Boston wearable device startup Whoop, which just raised $12 million and came out of stealth mode, is initially going after “elite athletes”—professional players in major sports leagues, college athletes, Olympians, and even the U.S. military.
But founder and CEO Will Ahmed says the company’s technology—a wrist-worn strap that measures certain biometrics 24 hours a day and sends the information to an online database for analysis—could have wider appeal.
“Going forward, we have a huge opportunity to own this concept of performance lifestyle,” Ahmed says in an interview. “What sorts of things can you change about your lifestyle or your behavior to ultimately perform at a higher level? That applies to the best athletes in the world, and eventually that applies to everyone else.”
Whoop will start selling its products to a broader population at some point in the future, Ahmed says, declining to speculate when. It will likely expand first to people whom Ahmed calls “prosumers”—former professional athletes and those who consider exercise a hobby. He thinks wearable fitness-tracking devices currently on the market are not properly serving those groups.
“Fitbit and Jawbone are sort of B.S. products,” he says. “I don’t think they’re fundamentally monitoring things that deeply understand your body.”
Whoop is collecting data on how the body recovers from exercise and monitoring how the heart rate fluctuates, among other measurements. Those are two features that Ahmed thinks will help the company stand out in a crowded sector. “Variance in the heart rate is sort of the key into your central nervous system,” he says.
Whoop has much to prove, but it has already raised about $22 million from investors and amassed an early group of high-profile users, including athletes across virtually all major U.S. professional sports leagues and college sports conferences, as well as several Olympic teams.
The Series B round announced Tuesday will go toward sales and marketing and product development. Whoop is also growing its team of 38 to around 50, Ahmed says. (For more details on the funding, see our earlier story.)
Ahmed says Whoop’s current users are a mix of paying customers and pilot testers, although he declines to say how much revenue the company has generated so far. The price of the Whoop system varies from $500 to $5,000 per athlete per year, depending on the features or services customers choose, Ahmed says.
Ahmed came up with the idea for Whoop while studying government and economics at Harvard University, where he was the captain of the men’s varsity squash team. He founded the company in 2012 with fellow Harvard students John Capodilupo, a mathematician and son of physiologists, and Aurelian Nicolae, a mechanical engineer and 3D printing expert.

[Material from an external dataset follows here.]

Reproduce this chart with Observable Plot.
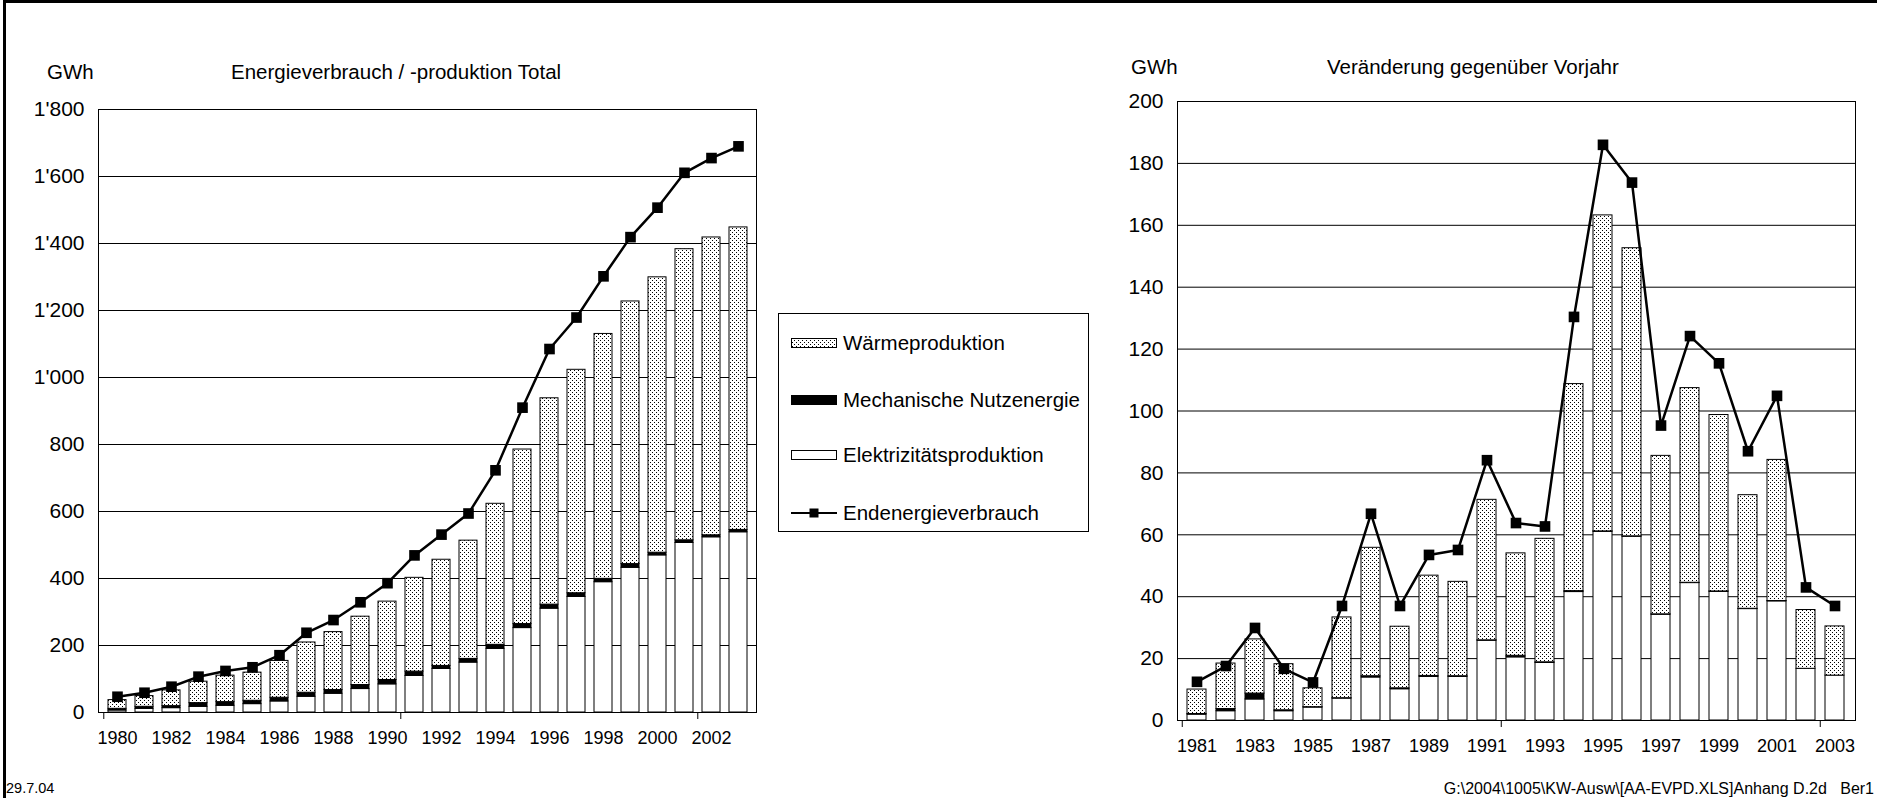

Whoop worked out of the Harvard Innovation Lab for 18 months before moving into an office in Boston’s Fenway neighborhood, Ahmed says.
I was curious where the company’s name comes from—it was originally called Bobo Analytics (which itself is probably worthy of a story). Ahmed says “whoop” was an expression that he and his friends used during college. “So, people would say, ‘Hey, you fired up for the match, you got whoop?’ Or, ‘Are you going out tonight? What are your whoop levels?’” Ahmed says. “It was sort of this fun word that made people smile … and also had some link to how energetic or how good you felt.”